A major obstacle for the NewFronts is supply. There's enough digital video that advertisers don't feel the urgency to make commitments ahead of time. And many individual web series reach discouragingly small audiences.

Then there's the ask. Unlike TV networks at the upfronts, NewFront presenters often want marketers to sponsor whole series.

The NewFronts are "really about beyond-standard advertising," said UM Chief Investment Officer David Cohen. They're less about just buying "off a rate card, and a little more of an integration."

It's worked to a point. AOL scored sponsors for nine of the 15 shows it presented in 2013, including "City Ballet" (Citi); "#Candidly Nicole" (Old Navy); and "Fatherhood" (Disney).

Hulu signed deals for three of the eight original series it pitched last year and already has sponsors in place for renewals of "The Awesomes" and "East Los High."

Yahoo secured a sponsor for one of its six shows, the Ed Helms effort "Tiny Commando," which got backing from Energizer.

The shows that didn't get overarching sponsors were still produced but were relegated to less-lucrative ad support like pre-rolls and banners.

Some marketers still wonder whether individual upfront commitments to web video are worth the money or at least are unwilling to place big bets that a single show will attract a worthwhile audience. A few companies that pitched show-sponsorship deals last year were looking for $2 million to $3 million commitments, said one media buyer. "For the reach they were providing, it's more efficient to go out and do a cable buy or a broadcast buy with brand integration," the buyer said.
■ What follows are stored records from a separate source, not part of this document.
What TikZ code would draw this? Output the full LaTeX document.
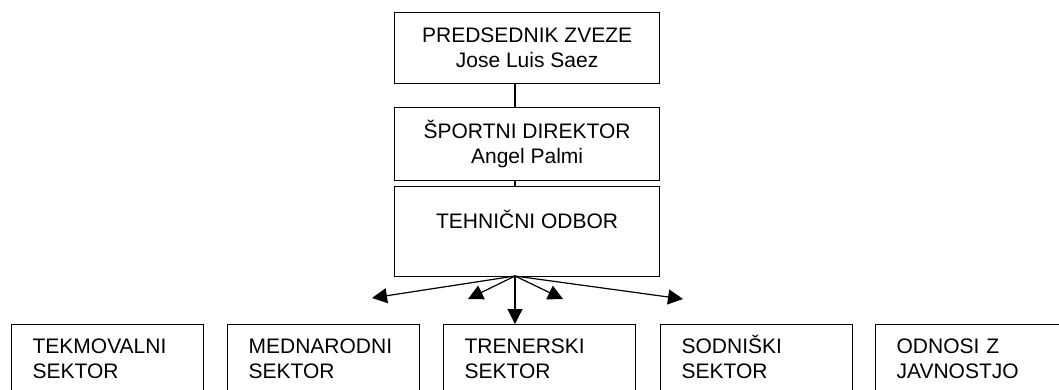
\documentclass[tikz,border=0pt]{standalone}
\usepackage{fontspec}
\setmainfont{Liberation Sans}
\usepackage{tikz}
\usetikzlibrary{arrows.meta}

\tikzset{
  every node/.style={font=\fontsize{21}{25}\selectfont},
  topbox/.style={draw,line width=1.2pt,anchor=north west,minimum width=265pt},
  sektor/.style={draw,line width=1.2pt,anchor=north west,text width=150pt,
    inner xsep=21pt,inner ysep=14pt,text height=15pt,text depth=40pt}
}

\begin{document}
\begin{tikzpicture}[x=1pt,y=-1pt,line width=1.2pt,>={Triangle[length=15pt,width=15pt]}]
  \useasboundingbox (0,0) rectangle (1059,389);
  \node[topbox,align=center,minimum height=71pt] (pres) at (394,12) {PREDSEDNIK ZVEZE\\Jose Luis Saez};
  \node[topbox,align=center,minimum height=73pt] (sport) at (394,107) {ŠPORTNI DIREKTOR\\Angel Palmi};
  \node[topbox,minimum height=90pt,text depth=24pt] (tech) at (394,186) {TEHNIČNI ODBOR};
  \node[sektor] (tek) at (11,324) {TEKMOVALNI\\SEKTOR};
  \node[sektor] (med) at (227,324) {MEDNARODNI\\SEKTOR};
  \node[sektor] (tren) at (443,324) {TRENERSKI\\SEKTOR};
  \node[sektor] (sod) at (660,324) {SODNIŠKI\\SEKTOR};
  \node[sektor] (odn) at (875,324) {ODNOSI Z\\JAVNOSTJO};
  \coordinate (hub) at (515,276);
  \draw (pres.south -| hub) -- (sport.north -| hub);
  \draw (sport.south -| hub) -- (tech.north -| hub);
  \draw[->] (hub) -- (hub |- tren.north);
  \foreach \x/\y/\n in {372/298/a,468/299/b,563/299/c,683/299/d}{
    \coordinate (end\n) at (\x,\y);
    \draw[->] (hub) -- (end\n);
  }
\end{tikzpicture}
\end{document}
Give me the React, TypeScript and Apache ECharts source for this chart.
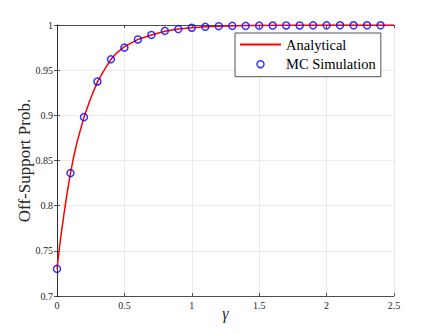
import React, { useEffect, useRef } from "react";
import * as echarts from "echarts";

// Analytical curve
const analyticalX = [0, 0.025, 0.05, 0.075, 0.1, 0.125, 0.15, 0.2, 0.25, 0.3, 0.35, 0.4, 0.45, 0.5, 0.55, 0.6, 0.7, 0.8, 0.9, 1.0, 1.1, 1.2, 1.4, 1.6, 2.0, 2.5];
const analyticalY = [0.730, 0.762, 0.789, 0.814, 0.836, 0.855, 0.871, 0.898, 0.919, 0.937, 0.950, 0.962, 0.970, 0.976, 0.980, 0.984, 0.989, 0.993, 0.9955, 0.997, 0.998, 0.9987, 0.9994, 0.9997, 1.0, 1.0];

// MC simulation points
const mcX = [0, 0.1, 0.2, 0.3, 0.4, 0.5, 0.6, 0.7, 0.8, 0.9, 1.0, 1.1, 1.2, 1.3, 1.4, 1.5, 1.6, 1.7, 1.8, 1.9, 2.0, 2.1, 2.2, 2.3, 2.4];
const mcY = [0.730, 0.836, 0.898, 0.9375, 0.962, 0.975, 0.984, 0.989, 0.9935, 0.9955, 0.997, 0.998, 0.9987, 0.999, 0.999, 0.9993, 0.9994, 0.9995, 0.9995, 0.9996, 0.9996, 0.9997, 0.9997, 0.9997, 0.9997];

const xTicks = [0, 0.5, 1, 1.5, 2, 2.5];
const yTicks = [0.7, 0.75, 0.8, 0.85, 0.9, 0.95, 1];

const SERIF = "Liberation Serif";
const AXIS = "#262626";
const GRID = "#e6e6e6";

export default function App() {
  const ref = useRef<HTMLDivElement>(null);
  useEffect(() => {
    if (!ref.current) return;
    const chart = echarts.init(ref.current, null, { renderer: "svg" });
    const xLabel = (v: number) => {
      const r = Math.round(v * 10) / 10;
      return xTicks.includes(r) ? String(r) : "";
    };
    const yLabel = (v: number) => {
      const r = Math.round(v * 100) / 100;
      return yTicks.includes(r) ? String(r) : "";
    };
    const tickCommon = { show: true, inside: true, length: 3, lineStyle: { color: AXIS, width: 0.8 } };
    chart.setOption({
      animation: false,
      backgroundColor: "#ffffff",
      grid: { left: 57, right: 42, top: 25, bottom: 37, containLabel: false },
      legend: {
        orient: "vertical",
        left: 235,
        top: 33,
        padding: [4, 5, 5, 5],
        itemGap: 4.7,
        itemWidth: 41,
        itemHeight: 7,
        backgroundColor: "#ffffff",
        borderColor: AXIS,
        borderWidth: 0.8,
        borderRadius: 0,
        textStyle: { fontFamily: SERIF, fontSize: 14.5, color: "#000", lineHeight: 12 },
        data: [
          { name: "Analytical", icon: "path://M0,0 L41,0 L41,2 L0,2 Z", itemStyle: { color: "#ff0000" } },
          { name: "MC Simulation", icon: "circle", itemStyle: { color: "rgba(0,0,0,0)", borderColor: "#0000ff", borderWidth: 1.5 } },
        ],
      },
      xAxis: [
        {
          type: "value",
          min: 0,
          max: 2.5,
          interval: 0.5,
          name: "γ",
          nameLocation: "middle",
          nameGap: 9,
          nameMoveOverlap: false,
          nameTextStyle: { fontFamily: SERIF, fontSize: 16, color: AXIS, fontStyle: "italic" },
          axisLine: { show: true, lineStyle: { color: AXIS, width: 0.8 } },
          axisTick: tickCommon,
          axisLabel: { fontFamily: SERIF, fontSize: 10, color: AXIS, margin: 4, formatter: xLabel },
          splitLine: { show: true, lineStyle: { color: GRID, width: 0.8 } },
        },
        {
          type: "value",
          position: "top",
          min: 0,
          max: 2.5,
          interval: 0.5,
          axisLine: { show: true, lineStyle: { color: AXIS, width: 0.8 } },
          axisTick: tickCommon,
          axisLabel: { show: false },
          splitLine: { show: false },
        },
      ],
      yAxis: [
        {
          type: "value",
          min: 0.7,
          max: 1,
          interval: 0.05,
          name: "Off-Support Prob.",
          nameLocation: "middle",
          nameGap: 24,
          nameMoveOverlap: false,
          nameRotate: 90,
          nameTextStyle: { fontFamily: SERIF, fontSize: 17, color: AXIS },
          axisLine: { show: true, lineStyle: { color: AXIS, width: 0.8 } },
          axisTick: tickCommon,
          axisLabel: { fontFamily: SERIF, fontSize: 10, color: AXIS, margin: 4, formatter: yLabel },
          splitLine: { show: true, lineStyle: { color: GRID, width: 0.8 } },
        },
        {
          type: "value",
          position: "right",
          min: 0.7,
          max: 1,
          interval: 0.05,
          axisLine: { show: true, lineStyle: { color: AXIS, width: 0.8 } },
          axisTick: tickCommon,
          axisLabel: { show: false },
          splitLine: { show: false },
        },
      ],
      series: [
        {
          name: "Analytical",
          type: "line",
          data: analyticalX.map((x, i) => [x, analyticalY[i]]),
          symbol: "none",
          smooth: false,
          lineStyle: { color: "#ff0000", width: 1.5 },
          itemStyle: { color: "#ff0000" },
          z: 2,
        },
        {
          name: "MC Simulation",
          type: "scatter",
          data: mcX.map((x, i) => [x, mcY[i]]),
          symbol: "circle",
          symbolSize: 7,
          itemStyle: { color: "rgba(0,0,0,0)", borderColor: "#0000ff", borderWidth: 1.5 },
          z: 3,
        },
      ],
    });
    return () => chart.dispose();
  }, []);
  return (
    <div
      ref={ref}
      style={{ position: "absolute", left: 0, top: 0, width: 436, height: 333, background: "#fff" }}
    />
  );
}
Agencies and media companies won't say how much money advertisers commit in the NewFronts. For what it's worth, 78% of people who attended last year's presentations said they walked away with "at least one new opportunity for their company or client," according to a survey by the Interactive Advertising Bureau, which manages NewFronts programming.

Audience most important
This year some NewFront presenters are moving away from exclusive show sponsorships in favor of deals that could accommodate multiple advertisers and spread the risk. Instead of buying all the ads for a show, a media buyer can purchase a package of programs with similar audiences, according to an agency exec who has received NewFronts previews and described the new sales strategies as "a lot like what broadcast or cable networks are presenting."

"Show-by-show matters, but audience is more important," said GroupM Chief Digital Investment Officer Ari Bluman.

"The more these folks highlight their ability for mass reach, the specific audiences they can reach as well as content that's relevant for particular brands, that's what our brands are interested in," Mr. Bluman added.

The NewFronts are becoming TV-like in other ways. "More and more, just like the TV upfront presentations, the NewFront is not just a one-time-a-year event," said Jackie Kulesza, senior VP-group video director at Starcom USA. "We're working with vendors all year long. We're talking about what's in the pipeline and how we can work together and do different types of deals."